Port of Lake Charles seeking to expand its role in handling power-generating wind turbine components

Aug. 24, 2021

LAKE CHARLES, Louisiana — Seeking to expand its role in handling power-generating wind turbine components, the Port of Lake Charles is exploring the creation of an offshore wind port terminal.

Land parcels at the Port’s Industrial Canal are being considered as sites for the facility.

The Port has already handled some 1,500 giant wind-turbine blades — many of which are 200 feet long — at its City Docks facility. The new terminal would be a second, larger site to handle even larger blades and other windmill components.

The Port’s new leadership team, headed by Executive Director Richert L. Self, has hired the Moffatt & Nichol consulting firm to conduct a feasibility study about the idea.

The effort reflects the Port’s interest in opportunities to develop a facility to support the Gulf Coast offshore wind market.

“The Port is located in close proximity to the strong offshore wind resource located off the coast of Texas and western Louisiana,” the consultant’s report noted. “Sites at the Industrial Canal may become available to support the offshore wind industry as a marshaling (or) staging facility, and/or an offshore wind component factory.”

The potential Industrial Canal sites are about 60 acres of waterfront property along the canal, currently subleased through Trunkline LNG, and 30 acres of undeveloped property across Highway 384/Big Lake Road, currently leased to the Shaw Group but potentially available for the project.

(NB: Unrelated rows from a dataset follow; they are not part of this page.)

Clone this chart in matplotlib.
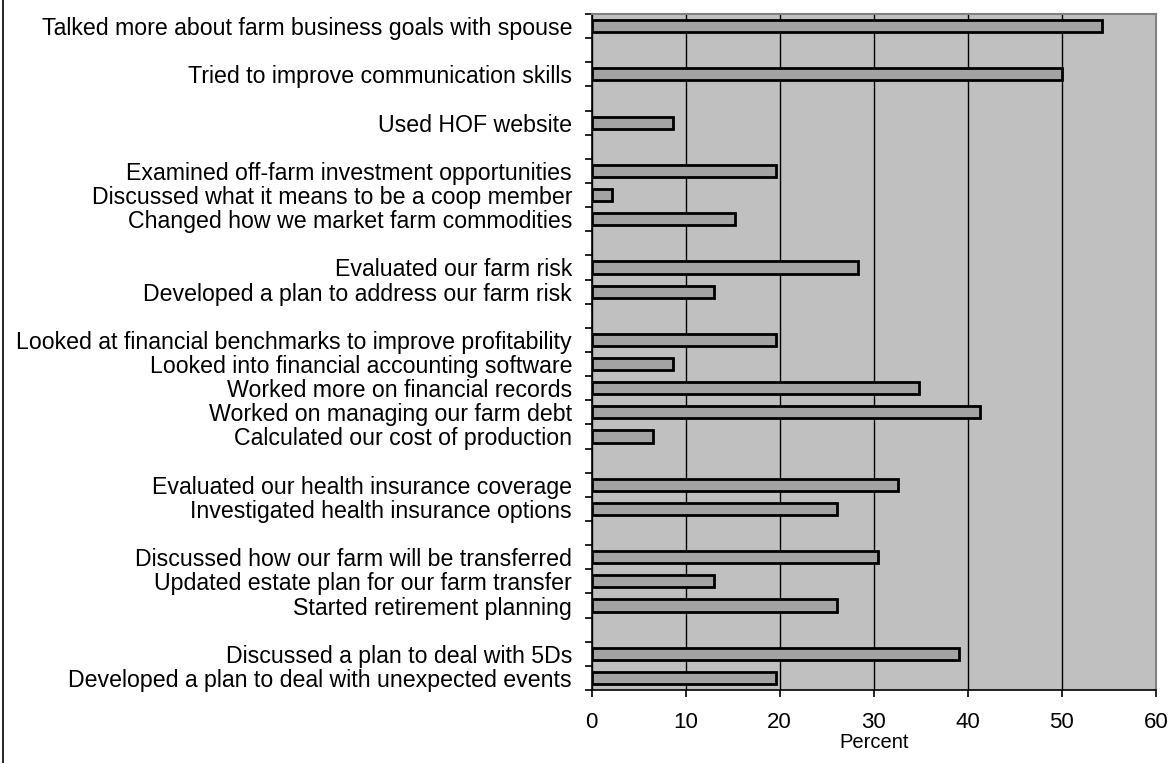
import numpy as np
import matplotlib
matplotlib.use("Agg")
import matplotlib.pyplot as plt
from matplotlib.lines import Line2D

plt.rcParams['font.family'] = ['Liberation Sans', 'DejaVu Sans']

# answers, in the order they appear top to bottom
labels = [
    "Talked more about farm business goals with spouse",
    "Tried to improve communication skills",
    "Used HOF website",
    "Examined off-farm investment opportunities",
    "Discussed what it means to be a coop member",
    "Changed how we market farm commodities",
    "Evaluated our farm risk",
    "Developed a plan to address our farm risk",
    "Looked at financial benchmarks to improve profitability",
    "Looked into financial accounting software",
    "Worked more on financial records",
    "Worked on managing our farm debt",
    "Calculated our cost of production",
    "Evaluated our health insurance coverage",
    "Investigated health insurance options",
    "Discussed how our farm will be transferred",
    "Updated estate plan for our farm transfer",
    "Started retirement planning",
    "Discussed a plan to deal with 5Ds",
    "Developed a plan to deal with unexpected events",
]
percent = [54.3, 50.0, 8.7, 19.6, 2.2, 15.2, 28.3, 13.0, 19.6, 8.7,
           34.8, 41.3, 6.5, 32.6, 26.1, 30.4, 13.0, 26.1, 39.1, 19.6]
group_sizes = [1, 1, 1, 3, 2, 5, 2, 3, 2]   # one empty row between groups

# slot index for each bar (blank slot after each group)
slots = []
s = 0
for g in group_sizes:
    for i in range(g):
        slots.append(s)
        s += 1
    s += 1
n_slots = s - 1

fig = plt.figure(figsize=(11.7, 7.63), dpi=100)
W, H = 1170, 763
ax = fig.add_axes([591.5 / W, 1 - 690 / H, (1156 - 591.5) / W, (690 - 14) / H])

ax.set_facecolor('#C0C0C0')
ax.barh(slots, percent, height=0.5, color='#A3A3A3', edgecolor='black',
        linewidth=2.0, zorder=3)

ax.set_xlim(0, 60)
ax.set_ylim(n_slots - 0.5, -0.5)
ax.set_xticks(np.arange(0, 61, 10))
ax.xaxis.grid(True, color='black', linewidth=1.0, zorder=1)
ax.set_axisbelow(True)

# category labels at slot centres, tick marks at slot boundaries
ax.set_yticks(slots)
ax.set_yticklabels(labels, fontsize=16.7)
ax.tick_params(axis='y', which='major', length=0, pad=14)
ax.set_yticks(np.arange(-0.5, n_slots, 1.0), minor=True)
ax.tick_params(axis='y', which='minor', length=5, width=1.2, color='black')
ax.tick_params(axis='x', length=5, width=1.2, labelsize=16, pad=11)

ax.set_xlabel('Percent', fontsize=14.5, labelpad=0)

for side in ['top', 'right']:
    ax.spines[side].set_color('#808080')
    ax.spines[side].set_linewidth(1.5)
for side in ['left', 'bottom']:
    ax.spines[side].set_color('black')
    ax.spines[side].set_linewidth(1.2)

# frame line down the left edge of the chart
fig.add_artist(Line2D([2.5 / W, 2.5 / W], [0, 1], color='black', linewidth=1.2,
                      transform=fig.transFigure))

fig.savefig('out.png', dpi=100)
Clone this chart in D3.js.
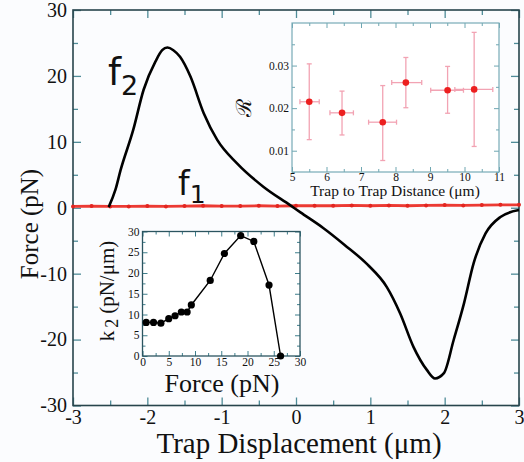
<!DOCTYPE html>
<html>
<head>
<meta charset="utf-8">
<script src="https://cdn.jsdelivr.net/npm/d3@7"></script>
<style>
  html, body { margin: 0; padding: 0; background: #fbfcfe; }
  svg { display: block; }
  text { font-family: "Liberation Serif", "Times New Roman", serif; fill: #111; }
</style>
</head>
<body>
<svg id="chart" width="524" height="462"></svg>
<script>
// ---- Main panel: force on trap 2 (f2) and trap 1 (f1) vs trap displacement ----
const f2X = [-2.52, -2.43, -2.36, -2.19, -2.05, -1.89, -1.80, -1.73, -1.65, -1.56, -1.42, -1.24, -1.06, -0.79, -0.44, -0.08, 0.06, 0.37, 0.65, 0.96, 1.22, 1.40, 1.58, 1.76, 1.87, 1.99, 2.12, 2.26, 2.39, 2.55, 2.75, 3.0];
const f2Y = [0.1, 2.7, 5.7, 11.8, 17.9, 22.2, 23.9, 24.3, 23.9, 22.9, 19.9, 14.3, 10.3, 6.7, 3.2, 0.4, -0.7, -3.1, -5.6, -8.6, -12.0, -16.0, -21.1, -24.6, -25.9, -25.1, -20.1, -14.5, -8.4, -3.9, -1.4, -0.35];
const f1X = [-3.0, -2.75, -2.5, -2.25, -2.0, -1.75, -1.5, -1.25, -1.0, -0.75, -0.5, -0.25, 0.0, 0.25, 0.5, 0.75, 1.0, 1.25, 1.5, 1.75, 2.0, 2.25, 2.5, 2.75, 3.0];
const f1Y = [0.2, 0.25, 0.2, 0.2, 0.25, 0.2, 0.25, 0.3, 0.25, 0.25, 0.3, 0.25, 0.3, 0.3, 0.3, 0.35, 0.3, 0.35, 0.3, 0.35, 0.4, 0.35, 0.4, 0.45, 0.45];
const mainXTicks = [-3, -2, -1, 0, 1, 2, 3];
const mainYTicks = [-30, -20, -10, 0, 10, 20, 30];

// ---- Inset: ratio R vs trap-to-trap distance ----
const rDist   = [5.50, 6.45, 7.63, 8.30, 9.51, 10.28];
const rDistLo = [5.23, 6.10, 7.22, 7.89, 9.02, 9.72];
const rDistHi = [5.79, 6.78, 8.03, 8.76, 9.97, 10.82];
const rVal    = [0.0215, 0.0189, 0.0167, 0.0260, 0.0242, 0.0244];
const rValLo  = [0.0126, 0.0137, 0.0077, 0.0201, 0.0188, 0.0110];
const rValHi  = [0.0304, 0.0240, 0.0253, 0.0319, 0.0298, 0.0378];
const rXTicks = [5, 6, 7, 8, 9, 10, 11];
const rYTicks = [0.01, 0.02, 0.03];

// ---- Inset: stiffness k2 vs force ----
const kForce = [0.7, 2.1, 3.5, 5.0, 6.2, 7.4, 8.5, 9.3, 12.9, 15.6, 18.7, 21.2, 24.1, 26.3];
const kStiff = [8.1, 8.1, 7.9, 9.0, 9.7, 10.6, 10.6, 12.3, 18.2, 24.7, 29.0, 27.6, 17.1, 0];
const kXTicks = [0, 5, 10, 15, 20, 25, 30];
const kYTicks = [0, 5, 10, 15, 20, 25, 30];

const svg = d3.select("#chart");
const SERIF = "'Liberation Serif', 'Times New Roman', serif";
const range = (a, b, s) => d3.range(a, b + s / 2, s);

// Draws a boxed frame with inward ticks on all four sides.
function framedAxes(g, x, y, opt) {
  const [x0, x1] = x.range();
  const [y0, y1] = y.range(); // y0 bottom, y1 top
  const w = x1 - x0, h = y0 - y1;
  const tc = opt.tickColor, fc = opt.frameColor;

  const addAxis = (gen, tx, ty, vals, size, labels, fmt, pad) => {
    const a = g.append("g").attr("transform", `translate(${tx},${ty})`)
      .attr("font-family", SERIF)
      .call(gen.tickValues(vals).tickSize(size).tickPadding(pad || 2)
        .tickFormat(labels ? fmt : () => ""));
    a.attr("font-family", SERIF);
    a.select(".domain").remove();
    a.selectAll(".tick line").attr("stroke", tc).attr("stroke-width", opt.tickWidth);
    a.selectAll(".tick text")
      .style("font-family", SERIF).style("font-size", opt.fontSize + "px")
      .style("fill", "#111");
    return a;
  };
  // bottom
  addAxis(d3.axisBottom(x), 0, y0, opt.xMajor, -opt.major, true, opt.xFmt, opt.padX);
  addAxis(d3.axisBottom(x), 0, y0, opt.xMinor, -opt.minor, false);
  // top
  addAxis(d3.axisTop(x), 0, y1, opt.xMajor, -opt.major, false);
  addAxis(d3.axisTop(x), 0, y1, opt.xMinor, -opt.minor, false);
  // left
  addAxis(d3.axisLeft(y), x0, 0, opt.yMajor, -opt.major, true, opt.yFmt, opt.padY);
  addAxis(d3.axisLeft(y), x0, 0, opt.yMinor, -opt.minor, false);
  // right
  addAxis(d3.axisRight(y), x1, 0, opt.yMajor, -opt.major, false);
  addAxis(d3.axisRight(y), x1, 0, opt.yMinor, -opt.minor, false);

  g.append("rect").attr("x", x0).attr("y", y1).attr("width", w).attr("height", h)
    .attr("fill", "none").attr("stroke", fc).attr("stroke-width", opt.frameWidth);
}

// ================= Main panel =================
const x = d3.scaleLinear().domain([-3, 3]).range([73, 519]);
const y = d3.scaleLinear().domain([-30, 30]).range([405.5, 10]);

const main = svg.append("g");
const fmtPlain = d => String(d);

framedAxes(main, x, y, {
  xMajor: mainXTicks, xMinor: range(-2.5, 2.5, 1),
  yMajor: mainYTicks, yMinor: range(-25, 25, 10),
  major: 8, minor: 5, padX: 4, padY: 6, fontSize: 20,
  tickColor: "#4f8c98", frameColor: "#27444c", tickWidth: 1.3, frameWidth: 1.6,
  xFmt: fmtPlain, yFmt: fmtPlain
});

// f1 (red) trace with its small markers
const f1Line = d3.line().x((d, i) => x(f1X[i])).y(d => y(d));
main.append("path").datum(f1Y).attr("d", f1Line)
  .attr("fill", "none").attr("stroke", "#ec3a33").attr("stroke-width", 2.8);
main.append("g").selectAll("circle").data(f1Y).join("circle")
  .attr("cx", (d, i) => x(f1X[i])).attr("cy", d => y(d)).attr("r", 2)
  .attr("fill", "#e22520");

// f2 (black) trace
const f2Line = d3.line().curve(d3.curveMonotoneX)
  .x((d, i) => x(f2X[i])).y(d => y(d));
main.append("path").datum(f2Y).attr("d", f2Line)
  .attr("fill", "none").attr("stroke", "#000").attr("stroke-width", 2.6)
  .attr("stroke-linejoin", "round");

// curve labels
const f2Lab = main.append("text").attr("x", 108).attr("y", 85)
  .style("font-family", "'DejaVu Sans', sans-serif").style("font-size", "37px");
f2Lab.append("tspan").text("f");
f2Lab.append("tspan").attr("dy", 10).style("font-size", "27px").text("2");
const f1Lab = main.append("text").attr("x", 178).attr("y", 195)
  .style("font-family", "'DejaVu Sans', sans-serif").style("font-size", "33px");
f1Lab.append("tspan").text("f");
f1Lab.append("tspan").attr("dy", 8).style("font-size", "25px").text("1");

// axis titles
svg.append("text").attr("x", 299).attr("y", 453).attr("text-anchor", "middle")
  .style("font-size", "29px").text("Trap Displacement (\u03BCm)");
svg.append("text").attr("transform", "translate(38,224) rotate(-90)")
  .attr("text-anchor", "middle").style("font-size", "25px").text("Force (pN)");

// ================= Inset: R vs distance =================
const rx = d3.scaleLinear().domain([5, 11]).range([292, 499]);
const ry = d3.scaleLinear().domain([0.005, 0.04]).range([172, 23]);
const ins1 = svg.append("g");
ins1.append("rect").attr("x", 292).attr("y", 23).attr("width", 207).attr("height", 149)
  .attr("fill", "#ffffff");
framedAxes(ins1, rx, ry, {
  xMajor: rXTicks, xMinor: range(5.5, 10.5, 1),
  yMajor: rYTicks, yMinor: [0.005, 0.015, 0.025, 0.035],
  major: 5, minor: 3, padX: 1, padY: 3, fontSize: 11.5,
  tickColor: "#6ea6b1", frameColor: "#77abb6", tickWidth: 1, frameWidth: 1.2,
  xFmt: d3.format("d"), yFmt: d3.format(".2f")
});
// error bars
const eb = ins1.append("g").attr("stroke", "#f2a3b3").attr("stroke-width", 1.3);
rVal.forEach((v, i) => {
  eb.append("line").attr("x1", rx(rDist[i])).attr("x2", rx(rDist[i]))
    .attr("y1", ry(rValLo[i])).attr("y2", ry(rValHi[i]));
  eb.append("line").attr("x1", rx(rDistLo[i])).attr("x2", rx(rDistHi[i]))
    .attr("y1", ry(v)).attr("y2", ry(v));
  [rValLo[i], rValHi[i]].forEach(e => eb.append("line")
    .attr("x1", rx(rDist[i]) - 2.5).attr("x2", rx(rDist[i]) + 2.5)
    .attr("y1", ry(e)).attr("y2", ry(e)));
  [rDistLo[i], rDistHi[i]].forEach(e => eb.append("line")
    .attr("x1", rx(e)).attr("x2", rx(e))
    .attr("y1", ry(v) - 2.5).attr("y2", ry(v) + 2.5));
});
ins1.append("g").selectAll("circle").data(rVal).join("circle")
  .attr("cx", (d, i) => rx(rDist[i])).attr("cy", d => ry(d)).attr("r", 3.3)
  .attr("fill", "#ec1f1f");
ins1.append("text").attr("x", 395).attr("y", 196).attr("text-anchor", "middle")
  .style("font-size", "15.5px").text("Trap to Trap Distance (\u03BCm)");
ins1.append("text").attr("transform", "translate(251,108) rotate(-90)")
  .attr("text-anchor", "middle").style("font-size", "21px")
  .style("font-family", "'DejaVu Serif', serif").text("\u211B");

// ================= Inset: k2 vs force =================
const kx = d3.scaleLinear().domain([0, 30]).range([142.5, 300]);
const ky = d3.scaleLinear().domain([0, 30]).range([356, 231.5]);
const ins2 = svg.append("g");
ins2.append("rect").attr("x", 142.5).attr("y", 231.5).attr("width", 157.5).attr("height", 124.5)
  .attr("fill", "#ffffff");
framedAxes(ins2, kx, ky, {
  xMajor: kXTicks, xMinor: range(2.5, 27.5, 5),
  yMajor: kYTicks, yMinor: range(2.5, 27.5, 5),
  major: 5, minor: 3, padX: 2, padY: 3, fontSize: 11.5,
  tickColor: "#3f7f8c", frameColor: "#2c5560", tickWidth: 1, frameWidth: 1.3,
  xFmt: d3.format("d"), yFmt: d3.format("d")
});
const kLine = d3.line().x((d, i) => kx(kForce[i])).y(d => ky(d));
ins2.append("path").datum(kStiff).attr("d", kLine)
  .attr("fill", "none").attr("stroke", "#000").attr("stroke-width", 1.4);
ins2.append("g").selectAll("circle").data(kStiff).join("circle")
  .attr("cx", (d, i) => kx(kForce[i])).attr("cy", d => ky(d)).attr("r", 3.6)
  .attr("fill", "#000");
ins2.append("text").attr("x", 222).attr("y", 392).attr("text-anchor", "middle")
  .style("font-size", "26px").text("Force (pN)");
const kLab = ins2.append("text").attr("transform", "translate(114,291) rotate(-90)")
  .attr("text-anchor", "middle").style("font-size", "21px");
kLab.append("tspan").text("k");
kLab.append("tspan").attr("dy", 4).attr("dx", 3).style("font-size", "18px").text("2");
kLab.append("tspan").attr("dy", -4).attr("dx", 5).text("(pN/\u03BCm)");
</script>
</body>
</html>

“New, larger blades require larger laydown areas with high-capacity dock strength to support the cranes that handle the components,” said Nick Pestello, director of engineering, maintenance and development. “The Industrial Canal area offers an ideal site because of the close proximity to the most promising locations for offshore wind in the Gulf, along with a deep-draft channel and no height restrictions.”

The study will analyze the feasibility of two types of offshore-wind port facilities:

  • A wind turbine generation marshaling port. This type of facility would receive the blades, turbines and tower sections from the fabrication sites. These components would then be staged, pre-assembled, and loaded out onto an installation vessel which then transits to the offshore site.
  • A fabrication facility. This facility would manufacture the large components — such as blades, tower sections, turbines, transition pieces and foundations — and load them out for transit to the marshaling port or installation site.

“Fully assembled offshore wind components are too large to be transported on rail or road,” the consultants noted. “The components are therefore moved from location to location via waterborne transport. The fabrication facilities do require smaller pieces and raw materials to produce the components, and these can be delivered to the site via rail and/or road.”

With these factors in mind, Moffatt & Nichol is generating criteria for a fixed-foundation marshaling/staging facility and a waterfront offshore wind component fabrication facility.

The criteria may include:

  • Overall wharf area.
  • Heavy lift wharf area.
  • Allowable live loading levels (wharf and uplands).
  • Upland area and available open laydown area.
  • Draft at the berth.
  • Site utilities — including electrical, drinking water and fire suppression — needed to support proposed operations.

The criteria will be compared to the assets of each site. A gap analysis will be done to identify the rehabilitation, buildout and retrofits needed.

A multiple use, or co‐location, scenario also will be considered.

This scenario is usually called an offshore wind supply hub. A hub scenario can support multiple port facilities.

“The hub scenario can create significant logistics efficiencies,” the consultants noted. “Components can be manufactured and loaded out in adjacent facilities — and therefore, priority will be given to developing a hub at one site.”

The Port of Lake Charles — officially, the Lake Charles Harbor and Terminal District — is the nation’s 11th-busiest port district in terms of annual cargo tonnage, according to U.S. Army Corps of Engineers statistics. The Port is marking its 95th anniversary this year.